Set problem -> Copy out all lines that hold "chart".

Items from a data source:
[start]
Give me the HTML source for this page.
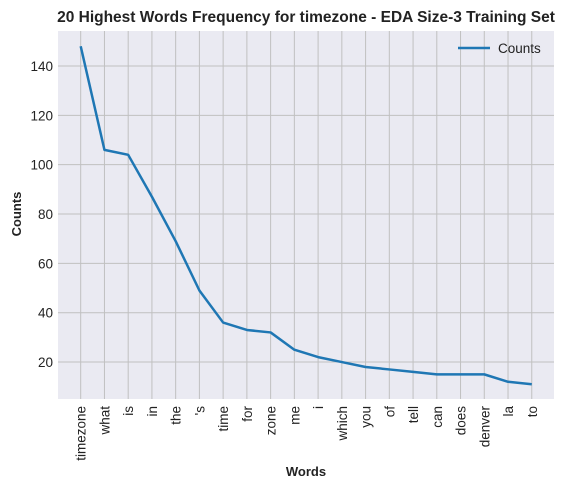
<!DOCTYPE html>
<html><head><meta charset="utf-8"><style>
body{margin:0;background:#fff;font-family:"Liberation Sans",Arial,sans-serif}
svg text{font-family:"Liberation Sans",Arial,sans-serif}
</style></head><body>
<svg id="chart" width="583" height="490" xmlns="http://www.w3.org/2000/svg">
<rect x="58" y="31" width="496" height="368" fill="#eaeaf2"/>
<g id="grid"></g>
<g id="xticks"></g>
<g id="yticks"></g>
<polyline id="line" fill="none" stroke="#1f77b4" stroke-width="2.5" stroke-linejoin="round"/>
<text x="306" y="22" text-anchor="middle" font-size="15.5" font-weight="bold" fill="#222">20 Highest Words Frequency for timezone - EDA Size-3 Training Set</text>
<text x="306" y="476" text-anchor="middle" font-size="13" font-weight="bold" fill="#222">Words</text>
<text transform="translate(21,214) rotate(-90)" text-anchor="middle" font-size="13" font-weight="bold" fill="#222">Counts</text>
<g>
<line x1="458" y1="48" x2="490" y2="48" stroke="#1f77b4" stroke-width="2.5"/>
<text x="498" y="53" font-size="13.5" fill="#222">Counts</text>
</g>
</svg>
<script>
const categories=["timezone","what","is","in","the","'s","time","for","zone","me","i","which","you","of","tell","can","does","denver","la","to"];
const counts=[148,106,104,87,69,49,36,33,32,25,22,20,18,17,16,15,15,15,12,11];
const yTicks=[20,40,60,80,100,120,140];
const NS="http://www.w3.org/2000/svg";
const xS=i=>80.7+i*23.74;
const yS=v=>66+(140-v)*2.467;
const grid=document.getElementById('grid'),xt=document.getElementById('xticks'),yt=document.getElementById('yticks');
function mk(tag,attrs,parent){const e=document.createElementNS(NS,tag);for(const k in attrs)e.setAttribute(k,attrs[k]);parent.appendChild(e);return e;}
yTicks.forEach(v=>{
 const l=mk('line',{x1:58,x2:554,y1:yS(v),y2:yS(v),stroke:'#c0c0c0','stroke-width':1},grid);
 
 
 const t=mk('text',{x:53,y:yS(v)+5,'text-anchor':'end','font-size':13.5,fill:'#222'},yt);
 
 
 t.textContent=v;
});
categories.forEach((c,i)=>{
 const x=xS(i);
 const l=mk('line',{x1:x,x2:x,y1:31,y2:399,stroke:'#c0c0c0','stroke-width':1},grid);
 
 
 const t=mk('text',{transform:`translate(${x+5},406) rotate(-90)`,'text-anchor':'end','font-size':13.5,fill:'#222'},xt);
 
 
 t.textContent=c;
});
document.getElementById('line').setAttribute('points',counts.map((v,i)=>xS(i)+','+yS(v)).join(' '));
</script>
</body></html>
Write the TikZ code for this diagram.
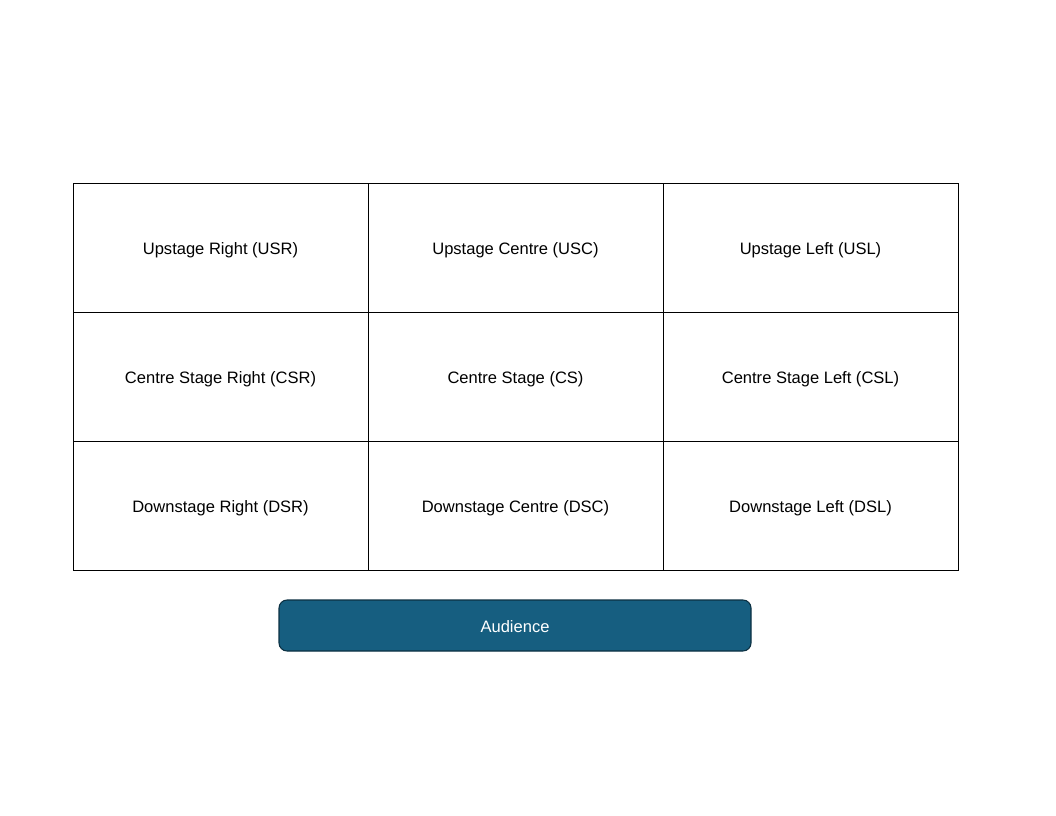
\documentclass[tikz,border=0pt]{standalone}
\usepackage{fontspec}
\setmainfont{Liberation Sans}
\definecolor{audfill}{RGB}{22,94,128}
\definecolor{audline}{RGB}{12,48,66}
\begin{document}
\begin{tikzpicture}[x=0.75pt,y=-0.75pt,
  cell/.style={draw=black, line width=0.6pt, minimum width=221.25pt, minimum height=96.75pt, inner sep=0pt, text height=13.2pt, text depth=2.6pt, font=\fontsize{12.4}{14}\selectfont, anchor=center},
  aud/.style={draw=audline, line width=0.8pt, fill=audfill, rounded corners=6pt, minimum width=354pt, minimum height=38.25pt, inner sep=0pt, text height=11pt, text depth=0pt, text=white, font=\fontsize{12.4}{14}\selectfont}]
\useasboundingbox (0,0) rectangle (1056,816);
\node[cell] (usr) at (220.5,247.5) {Upstage Right (USR)};
\node[cell] (usc) at (515.5,247.5) {Upstage Centre (USC)};
\node[cell] (usl) at (810.5,247.5) {Upstage Left (USL)};
\node[cell] (csr) at (220.5,376.5) {Centre Stage Right (CSR)};
\node[cell] (cs) at (515.5,376.5) {Centre Stage (CS)};
\node[cell] (csl) at (810.5,376.5) {Centre Stage Left (CSL)};
\node[cell] (dsr) at (220.5,505.5) {Downstage Right (DSR)};
\node[cell] (dsc) at (515.5,505.5) {Downstage Centre (DSC)};
\node[cell] (dsl) at (810.5,505.5) {Downstage Left (DSL)};
\node[aud] (audience) at (515,625.5) {Audience};
\end{tikzpicture}
\end{document}
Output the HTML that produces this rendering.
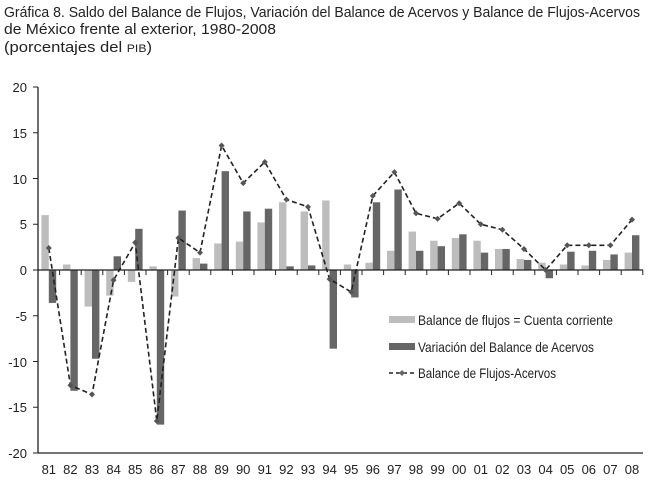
<!DOCTYPE html>
<html><head><meta charset="utf-8"><style>
body{margin:0;background:#fff;width:648px;height:484px;overflow:hidden}
svg{font-family:"Liberation Sans",sans-serif;fill:#222}
</style></head><body>
<svg id="s" width="648" height="484" xmlns="http://www.w3.org/2000/svg">
<text x="4" y="17" font-size="15" textLength="636" lengthAdjust="spacingAndGlyphs">Gráfica 8. Saldo del Balance de Flujos, Variación del Balance de Acervos y Balance de Flujos-Acervos</text>
<text x="4" y="34" font-size="15" textLength="272" lengthAdjust="spacingAndGlyphs">de México frente al exterior, 1980-2008</text>
<text x="4" y="52" font-size="15" textLength="148" lengthAdjust="spacingAndGlyphs">(porcentajes del <tspan font-size="11">PIB</tspan>)</text>
<g font-size="13" text-anchor="end">
<text x="27" y="92">20</text><text x="27" y="138">15</text><text x="27" y="184">10</text><text x="27" y="229">5</text><text x="27" y="275">0</text><text x="27" y="321">-5</text><text x="27" y="367">-10</text><text x="27" y="412">-15</text><text x="27" y="458">-20</text>
</g>
<g font-size="13" text-anchor="middle" id="xl">
<text x="48.8" y="474">81</text><text x="70.4" y="474">82</text><text x="92" y="474">83</text><text x="113.6" y="474">84</text><text x="135.2" y="474">85</text><text x="156.8" y="474">86</text><text x="178.4" y="474">87</text><text x="200" y="474">88</text><text x="221.6" y="474">89</text><text x="243.2" y="474">90</text><text x="264.8" y="474">91</text><text x="286.4" y="474">92</text><text x="308" y="474">93</text><text x="329.6" y="474">94</text><text x="351.2" y="474">95</text><text x="372.8" y="474">96</text><text x="394.4" y="474">97</text><text x="416" y="474">98</text><text x="437.6" y="474">99</text><text x="459.2" y="474">00</text><text x="480.8" y="474">01</text><text x="502.4" y="474">02</text><text x="524" y="474">03</text><text x="545.6" y="474">04</text><text x="567.2" y="474">05</text><text x="588.8" y="474">06</text><text x="610.4" y="474">07</text><text x="632" y="474">08</text>
</g>
<g font-size="14">
<rect x="389" y="316" width="26" height="7" fill="#bdbdbd"/>
<text x="418" y="325" textLength="195" lengthAdjust="spacingAndGlyphs">Balance de flujos = Cuenta corriente</text>
<rect x="389" y="343" width="26" height="7" fill="#666"/>
<text x="418" y="352" textLength="176" lengthAdjust="spacingAndGlyphs">Variación del Balance de Acervos</text>
<line x1="389" y1="373" x2="415" y2="373" stroke="#222" stroke-width="1.5" stroke-dasharray="4,3"/>
<path d="M402 370 L405 373 L402 376 L399 373Z" fill="#666"/>
<text x="418" y="378" textLength="138" lengthAdjust="spacingAndGlyphs">Balance de Flujos-Acervos</text>
</g>
<g id="g"></g>
</svg>
<script>
var L=[6,0.6,-4,-2.8,-1.3,0.4,-2.9,1.3,2.9,3.1,5.2,7.4,6.4,7.6,0.6,0.8,2.1,4.2,3.2,3.5,3.2,2.3,1.2,0.8,0.6,0.5,1.1,1.9];
var D=[-3.6,-13.2,-9.7,1.5,4.5,-16.9,6.5,0.7,10.8,6.4,6.7,0.4,0.5,-8.6,-3,7.4,8.8,2.1,2.6,3.9,1.9,2.3,1.1,-0.9,2,2.1,1.7,3.8];
var N=[2.4,-12.6,-13.6,-1.1,3,-16.5,3.5,1.9,13.6,9.5,11.8,7.7,6.9,-1,-2.4,8.1,10.7,6.2,5.6,7.3,5,4.4,2.3,0,2.7,2.7,2.7,5.5];
var h='',z=270,k=9.15,w=21.6,x0=38,pts=[];
function bar(x,v,c){var y=v>=0?z-v*k:z;h+='<rect x="'+x+'" y="'+y+'" width="7.4" height="'+Math.abs(v*k)+'" fill="'+c+'"/>';}
for(var i=0;i<28;i++){var cx=x0+w*i;bar(cx+3.4,L[i],'#bdbdbd');bar(cx+10.8,D[i],'#666');pts.push([cx+10.8,z-N[i]*k]);}
h+='<line x1="38" y1="87" x2="38" y2="453" stroke="#222" stroke-width="1.3"/>';
h+='<line x1="38" y1="453" x2="643" y2="453" stroke="#222" stroke-width="1.3"/>';
h+='<line x1="38" y1="270" x2="643" y2="270" stroke="#222" stroke-width="1.3"/>';
for(var j=0;j<9;j++)h+='<line x1="33" x2="38" y1="'+(87+j*45.75)+'" y2="'+(87+j*45.75)+'" stroke="#222"/>';
for(var i=1;i<=28;i++)h+='<line x1="'+(x0+w*i)+'" x2="'+(x0+w*i)+'" y1="270" y2="275" stroke="#222"/>';
h+='<polyline fill="none" stroke="#222" stroke-width="1.6" stroke-dasharray="5,3" points="'+pts.map(function(p){return p.join(',')}).join(' ')+'"/>';
pts.forEach(function(p){h+='<path d="M'+p[0]+' '+(p[1]-3)+' l3 3 l-3 3 l-3 -3Z" fill="#555"/>';});
document.getElementById('g').innerHTML=h;
</script>
</body></html>
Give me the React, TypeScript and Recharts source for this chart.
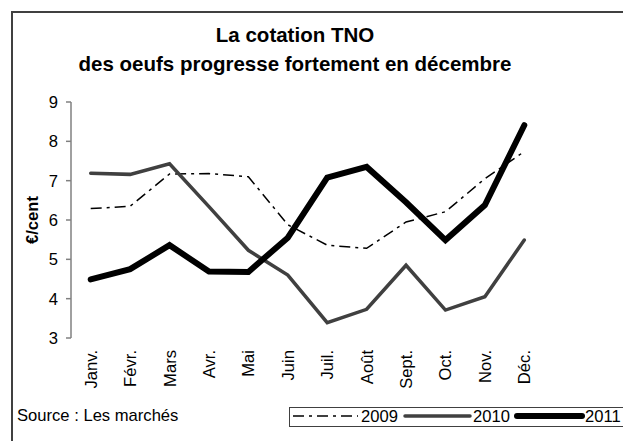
[end]
Completed task ->
<svg id="chart" width="583" height="490" xmlns="http://www.w3.org/2000/svg">
Give me the React, TypeScript and Recharts source for this chart.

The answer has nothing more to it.